-- start of Recorded information --
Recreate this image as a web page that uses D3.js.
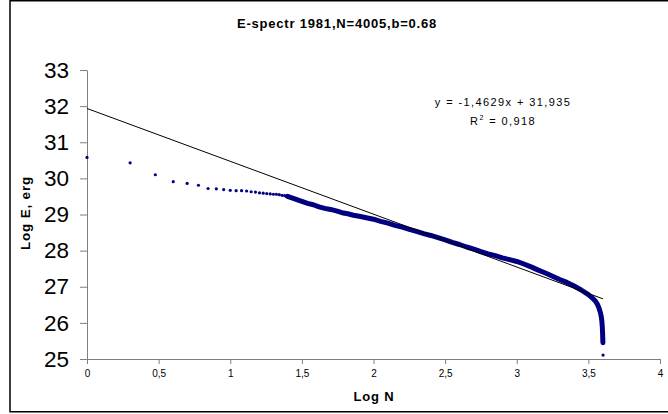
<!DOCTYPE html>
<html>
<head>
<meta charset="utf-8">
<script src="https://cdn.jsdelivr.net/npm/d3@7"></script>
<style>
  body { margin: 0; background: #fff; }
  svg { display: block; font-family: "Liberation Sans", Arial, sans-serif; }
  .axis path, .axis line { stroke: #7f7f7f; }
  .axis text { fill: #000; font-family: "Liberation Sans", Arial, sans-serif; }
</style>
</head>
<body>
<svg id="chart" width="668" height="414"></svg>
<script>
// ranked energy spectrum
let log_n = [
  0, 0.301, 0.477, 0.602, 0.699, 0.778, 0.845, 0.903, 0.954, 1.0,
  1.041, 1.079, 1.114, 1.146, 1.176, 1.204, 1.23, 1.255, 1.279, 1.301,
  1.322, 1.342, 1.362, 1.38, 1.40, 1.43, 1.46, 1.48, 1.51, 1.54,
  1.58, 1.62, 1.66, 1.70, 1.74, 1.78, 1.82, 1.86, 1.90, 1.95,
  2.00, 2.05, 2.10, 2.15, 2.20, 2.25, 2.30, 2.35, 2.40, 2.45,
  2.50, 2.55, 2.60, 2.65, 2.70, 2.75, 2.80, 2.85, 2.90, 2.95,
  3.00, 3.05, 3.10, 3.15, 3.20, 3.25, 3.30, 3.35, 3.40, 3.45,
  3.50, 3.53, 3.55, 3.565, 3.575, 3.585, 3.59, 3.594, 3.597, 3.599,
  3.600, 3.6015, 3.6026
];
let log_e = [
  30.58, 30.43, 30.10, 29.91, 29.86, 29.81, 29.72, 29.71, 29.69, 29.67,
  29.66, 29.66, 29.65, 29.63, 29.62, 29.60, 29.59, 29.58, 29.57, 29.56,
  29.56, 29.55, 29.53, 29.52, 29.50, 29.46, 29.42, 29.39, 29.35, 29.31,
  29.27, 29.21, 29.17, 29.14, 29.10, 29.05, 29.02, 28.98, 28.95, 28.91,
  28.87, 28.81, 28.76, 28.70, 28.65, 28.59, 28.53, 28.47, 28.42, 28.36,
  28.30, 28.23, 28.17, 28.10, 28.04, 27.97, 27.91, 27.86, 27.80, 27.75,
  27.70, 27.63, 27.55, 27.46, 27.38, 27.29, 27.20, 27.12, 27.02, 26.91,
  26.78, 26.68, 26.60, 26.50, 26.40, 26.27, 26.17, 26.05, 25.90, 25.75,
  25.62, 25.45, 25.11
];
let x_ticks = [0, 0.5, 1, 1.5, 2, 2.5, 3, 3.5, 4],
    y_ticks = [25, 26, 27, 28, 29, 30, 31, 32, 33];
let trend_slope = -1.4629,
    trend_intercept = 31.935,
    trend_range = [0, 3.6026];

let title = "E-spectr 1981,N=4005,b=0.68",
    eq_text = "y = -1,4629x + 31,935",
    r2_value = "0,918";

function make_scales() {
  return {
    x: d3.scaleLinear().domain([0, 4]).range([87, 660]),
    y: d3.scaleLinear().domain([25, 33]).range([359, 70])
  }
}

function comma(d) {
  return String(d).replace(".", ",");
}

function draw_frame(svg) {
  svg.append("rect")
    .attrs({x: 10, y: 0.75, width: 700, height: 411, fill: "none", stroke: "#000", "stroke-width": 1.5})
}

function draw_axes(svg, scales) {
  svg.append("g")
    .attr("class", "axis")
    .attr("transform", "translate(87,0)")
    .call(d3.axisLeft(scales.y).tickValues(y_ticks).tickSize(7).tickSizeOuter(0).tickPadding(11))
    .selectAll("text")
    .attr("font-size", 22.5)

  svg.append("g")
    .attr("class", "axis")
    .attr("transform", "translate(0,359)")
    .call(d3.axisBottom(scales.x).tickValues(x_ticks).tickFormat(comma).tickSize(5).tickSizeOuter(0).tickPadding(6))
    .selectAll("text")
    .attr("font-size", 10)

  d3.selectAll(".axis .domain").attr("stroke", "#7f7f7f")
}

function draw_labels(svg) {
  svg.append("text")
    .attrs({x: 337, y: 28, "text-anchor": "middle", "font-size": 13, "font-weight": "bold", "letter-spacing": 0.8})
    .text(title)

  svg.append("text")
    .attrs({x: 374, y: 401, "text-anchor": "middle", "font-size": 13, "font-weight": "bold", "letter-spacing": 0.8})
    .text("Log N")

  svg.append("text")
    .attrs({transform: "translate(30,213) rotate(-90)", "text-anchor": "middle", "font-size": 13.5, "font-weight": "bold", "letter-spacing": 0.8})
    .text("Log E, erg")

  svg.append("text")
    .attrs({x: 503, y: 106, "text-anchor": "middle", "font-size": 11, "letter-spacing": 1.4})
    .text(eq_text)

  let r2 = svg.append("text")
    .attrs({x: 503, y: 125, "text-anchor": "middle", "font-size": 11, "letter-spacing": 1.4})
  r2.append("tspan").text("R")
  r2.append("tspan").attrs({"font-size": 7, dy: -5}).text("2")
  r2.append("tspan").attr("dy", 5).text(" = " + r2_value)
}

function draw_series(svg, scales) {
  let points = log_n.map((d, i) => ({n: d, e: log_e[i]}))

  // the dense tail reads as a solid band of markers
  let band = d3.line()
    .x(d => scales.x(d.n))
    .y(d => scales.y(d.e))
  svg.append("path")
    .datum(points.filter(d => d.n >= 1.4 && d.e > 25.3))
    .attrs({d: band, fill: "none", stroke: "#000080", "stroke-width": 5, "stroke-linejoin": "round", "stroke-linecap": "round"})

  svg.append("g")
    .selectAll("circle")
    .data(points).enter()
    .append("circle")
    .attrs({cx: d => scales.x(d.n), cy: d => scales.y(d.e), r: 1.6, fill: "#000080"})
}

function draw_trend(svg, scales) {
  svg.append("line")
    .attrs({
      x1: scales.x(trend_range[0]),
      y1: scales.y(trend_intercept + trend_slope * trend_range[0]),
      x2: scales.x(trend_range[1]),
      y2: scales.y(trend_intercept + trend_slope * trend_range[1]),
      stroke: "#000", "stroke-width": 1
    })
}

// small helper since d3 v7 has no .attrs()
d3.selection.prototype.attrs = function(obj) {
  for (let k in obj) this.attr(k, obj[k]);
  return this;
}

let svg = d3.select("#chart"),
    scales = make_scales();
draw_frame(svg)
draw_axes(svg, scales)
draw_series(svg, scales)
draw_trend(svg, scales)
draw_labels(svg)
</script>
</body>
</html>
-- end of Recorded information --
Return the listing above word for word, with the pictures removed.

Recreate this image as a web page that uses D3.js.
<!DOCTYPE html>
<html>
<head>
<meta charset="utf-8">
<script src="https://cdn.jsdelivr.net/npm/d3@7"></script>
<style>
  body { margin: 0; background: #fff; }
  svg { display: block; font-family: "Liberation Sans", Arial, sans-serif; }
  .axis path, .axis line { stroke: #7f7f7f; }
  .axis text { fill: #000; font-family: "Liberation Sans", Arial, sans-serif; }
</style>
</head>
<body>
<svg id="chart" width="668" height="414"></svg>
<script>
// ranked energy spectrum
let log_n = [
  0, 0.301, 0.477, 0.602, 0.699, 0.778, 0.845, 0.903, 0.954, 1.0,
  1.041, 1.079, 1.114, 1.146, 1.176, 1.204, 1.23, 1.255, 1.279, 1.301,
  1.322, 1.342, 1.362, 1.38, 1.40, 1.43, 1.46, 1.48, 1.51, 1.54,
  1.58, 1.62, 1.66, 1.70, 1.74, 1.78, 1.82, 1.86, 1.90, 1.95,
  2.00, 2.05, 2.10, 2.15, 2.20, 2.25, 2.30, 2.35, 2.40, 2.45,
  2.50, 2.55, 2.60, 2.65, 2.70, 2.75, 2.80, 2.85, 2.90, 2.95,
  3.00, 3.05, 3.10, 3.15, 3.20, 3.25, 3.30, 3.35, 3.40, 3.45,
  3.50, 3.53, 3.55, 3.565, 3.575, 3.585, 3.59, 3.594, 3.597, 3.599,
  3.600, 3.6015, 3.6026
];
let log_e = [
  30.58, 30.43, 30.10, 29.91, 29.86, 29.81, 29.72, 29.71, 29.69, 29.67,
  29.66, 29.66, 29.65, 29.63, 29.62, 29.60, 29.59, 29.58, 29.57, 29.56,
  29.56, 29.55, 29.53, 29.52, 29.50, 29.46, 29.42, 29.39, 29.35, 29.31,
  29.27, 29.21, 29.17, 29.14, 29.10, 29.05, 29.02, 28.98, 28.95, 28.91,
  28.87, 28.81, 28.76, 28.70, 28.65, 28.59, 28.53, 28.47, 28.42, 28.36,
  28.30, 28.23, 28.17, 28.10, 28.04, 27.97, 27.91, 27.86, 27.80, 27.75,
  27.70, 27.63, 27.55, 27.46, 27.38, 27.29, 27.20, 27.12, 27.02, 26.91,
  26.78, 26.68, 26.60, 26.50, 26.40, 26.27, 26.17, 26.05, 25.90, 25.75,
  25.62, 25.45, 25.11
];
let x_ticks = [0, 0.5, 1, 1.5, 2, 2.5, 3, 3.5, 4],
    y_ticks = [25, 26, 27, 28, 29, 30, 31, 32, 33];
let trend_slope = -1.4629,
    trend_intercept = 31.935,
    trend_range = [0, 3.6026];

let title = "E-spectr 1981,N=4005,b=0.68",
    eq_text = "y = -1,4629x + 31,935",
    r2_value = "0,918";

function make_scales() {
  return {
    x: d3.scaleLinear().domain([0, 4]).range([87, 660]),
    y: d3.scaleLinear().domain([25, 33]).range([359, 70])
  }
}

function comma(d) {
  return String(d).replace(".", ",");
}

function draw_frame(svg) {
  svg.append("rect")
    .attrs({x: 10, y: 0.75, width: 700, height: 411, fill: "none", stroke: "#000", "stroke-width": 1.5})
}

function draw_axes(svg, scales) {
  svg.append("g")
    .attr("class", "axis")
    .attr("transform", "translate(87,0)")
    .call(d3.axisLeft(scales.y).tickValues(y_ticks).tickSize(7).tickSizeOuter(0).tickPadding(11))
    .selectAll("text")
    .attr("font-size", 22.5)

  svg.append("g")
    .attr("class", "axis")
    .attr("transform", "translate(0,359)")
    .call(d3.axisBottom(scales.x).tickValues(x_ticks).tickFormat(comma).tickSize(5).tickSizeOuter(0).tickPadding(6))
    .selectAll("text")
    .attr("font-size", 10)

  d3.selectAll(".axis .domain").attr("stroke", "#7f7f7f")
}

function draw_labels(svg) {
  svg.append("text")
    .attrs({x: 337, y: 28, "text-anchor": "middle", "font-size": 13, "font-weight": "bold", "letter-spacing": 0.8})
    .text(title)

  svg.append("text")
    .attrs({x: 374, y: 401, "text-anchor": "middle", "font-size": 13, "font-weight": "bold", "letter-spacing": 0.8})
    .text("Log N")

  svg.append("text")
    .attrs({transform: "translate(30,213) rotate(-90)", "text-anchor": "middle", "font-size": 13.5, "font-weight": "bold", "letter-spacing": 0.8})
    .text("Log E, erg")

  svg.append("text")
    .attrs({x: 503, y: 106, "text-anchor": "middle", "font-size": 11, "letter-spacing": 1.4})
    .text(eq_text)

  let r2 = svg.append("text")
    .attrs({x: 503, y: 125, "text-anchor": "middle", "font-size": 11, "letter-spacing": 1.4})
  r2.append("tspan").text("R")
  r2.append("tspan").attrs({"font-size": 7, dy: -5}).text("2")
  r2.append("tspan").attr("dy", 5).text(" = " + r2_value)
}

function draw_series(svg, scales) {
  let points = log_n.map((d, i) => ({n: d, e: log_e[i]}))

  // the dense tail reads as a solid band of markers
  let band = d3.line()
    .x(d => scales.x(d.n))
    .y(d => scales.y(d.e))
  svg.append("path")
    .datum(points.filter(d => d.n >= 1.4 && d.e > 25.3))
    .attrs({d: band, fill: "none", stroke: "#000080", "stroke-width": 5, "stroke-linejoin": "round", "stroke-linecap": "round"})

  svg.append("g")
    .selectAll("circle")
    .data(points).enter()
    .append("circle")
    .attrs({cx: d => scales.x(d.n), cy: d => scales.y(d.e), r: 1.6, fill: "#000080"})
}

function draw_trend(svg, scales) {
  svg.append("line")
    .attrs({
      x1: scales.x(trend_range[0]),
      y1: scales.y(trend_intercept + trend_slope * trend_range[0]),
      x2: scales.x(trend_range[1]),
      y2: scales.y(trend_intercept + trend_slope * trend_range[1]),
      stroke: "#000", "stroke-width": 1
    })
}

// small helper since d3 v7 has no .attrs()
d3.selection.prototype.attrs = function(obj) {
  for (let k in obj) this.attr(k, obj[k]);
  return this;
}

let svg = d3.select("#chart"),
    scales = make_scales();
draw_frame(svg)
draw_axes(svg, scales)
draw_series(svg, scales)
draw_trend(svg, scales)
draw_labels(svg)
</script>
</body>
</html>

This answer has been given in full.